1. Bonus Depreciation: Act Before It Phases Out


Bonus depreciation allows real estate investors to deduct a significant portion of the cost of a property (including certain improvements) in the year it is purchased. Under current tax laws, bonus depreciation allows for a 100% deduction of qualified property, making it an excellent strategy to reduce taxable income immediately.


However, this benefit is gradually being phased out. For properties purchased in 2025, bonus depreciation will drop to 20%. This means you have a limited window to fully maximize this deduction. By accelerating purchases and taking advantage of bonus depreciation before the rate decreases, you can maximize your tax savings and increase your cash flow.


One of the best ways to leverage bonus depreciation is by conducting a Cost Segregation Study. This study breaks down your property into individual components, such as appliances, landscaping, or electrical systems, and assigns them shorter depreciation schedules (5, 7, or 15 years) instead of the typical 27.5 years for residential rental properties or 39 years for commercial properties. The result is an accelerated depreciation deduction that significantly reduces your taxable income in the first few years of ownership.


2. Cost Segregation Studies: Accelerating Depreciation for Maximum Tax Benefits


A Cost Segregation Study is one of the most powerful tax-saving strategies available to real estate investors. By conducting this study, you can accelerate the depreciation of your property and reduce your current year tax burden. Essentially, cost segregation divides your building into various components with different useful lives, allowing you to depreciate certain assets faster than the traditional method.


For example, instead of depreciating an entire building over 27.5 or 39 years, a Cost Segregation Study may classify portions of the property, such as flooring, landscaping, and HVAC systems, to be depreciated over a much shorter time frame. This front-loaded depreciation reduces your taxable income in the early years of ownership, freeing up more cash for reinvestment.

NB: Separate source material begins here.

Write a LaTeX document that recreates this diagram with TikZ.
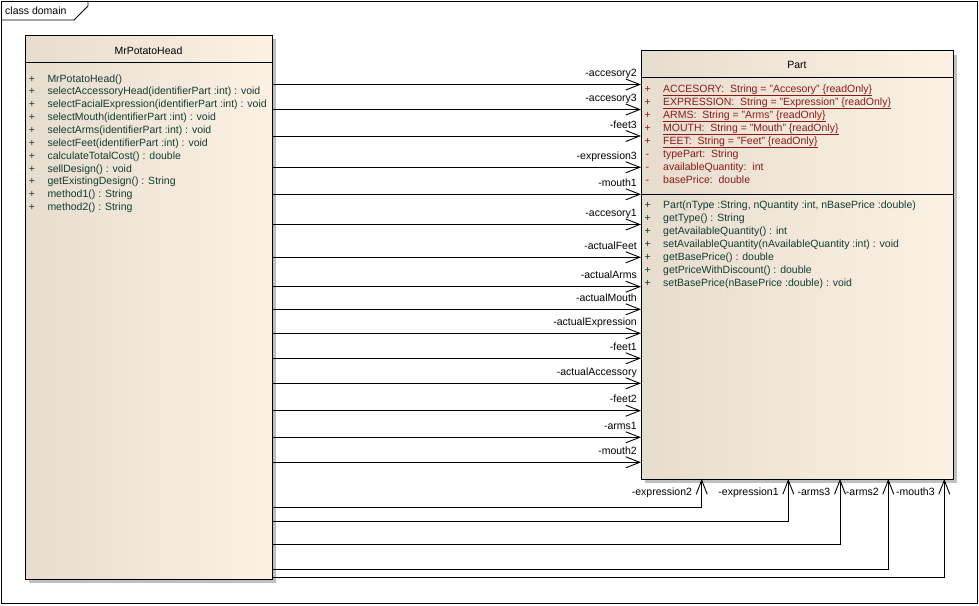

Given the upcoming reduction in bonus depreciation benefits in 2025, it’s a good time to consider a Cost Segregation Study for any recent property acquisitions or improvements. These studies require expertise from tax professionals, engineers, and accountants to ensure accuracy, but the tax savings are often substantial. In fact, many investors find that the upfront cost of the study is far outweighed by the tax benefits.


3. 1031 Like-Kind Exchange: Deferring Capital Gains Taxes for Long-Term Growth


The 1031 Like-Kind Exchange is a strategy that allows real estate investors to defer paying capital gains taxes on the sale of an investment property, provided the proceeds are reinvested into another “like-kind” property. This strategy is a powerful tool for building wealth over time, as it allows investors to defer taxes and continue reinvesting in new properties without the burden of immediate tax liability.


For instance, if you sell a rental property and use the proceeds to purchase another investment property, you can defer paying capital gains taxes on the sale. This allows you to preserve more of your capital for reinvestment, helping to grow your real estate portfolio.

A 1031 exchange is especially beneficial when combined with other strategies like Cost Segregation and Bonus Depreciation, allowing you to unlock tax savings and defer taxes for years. If you plan on holding real estate for the long term, using a 1031 exchange could also enable you to pass the property on to heirs, potentially eliminating capital gains taxes through a step-up in basis.


Conclusion on Maximizing Tax Benefits


As a real estate investor, you have several opportunities to maximize your tax savings and build wealth through strategic planning. In 2025, focus on taking advantage of Bonus Depreciation, Cost Segregation Studies, and the 1031 Like-Kind Exchange to reduce taxable income, preserve cash flow, and defer taxes. Remember, tax laws can change, so working with a knowledgeable tax advisor to implement these strategies is essential for long-term success.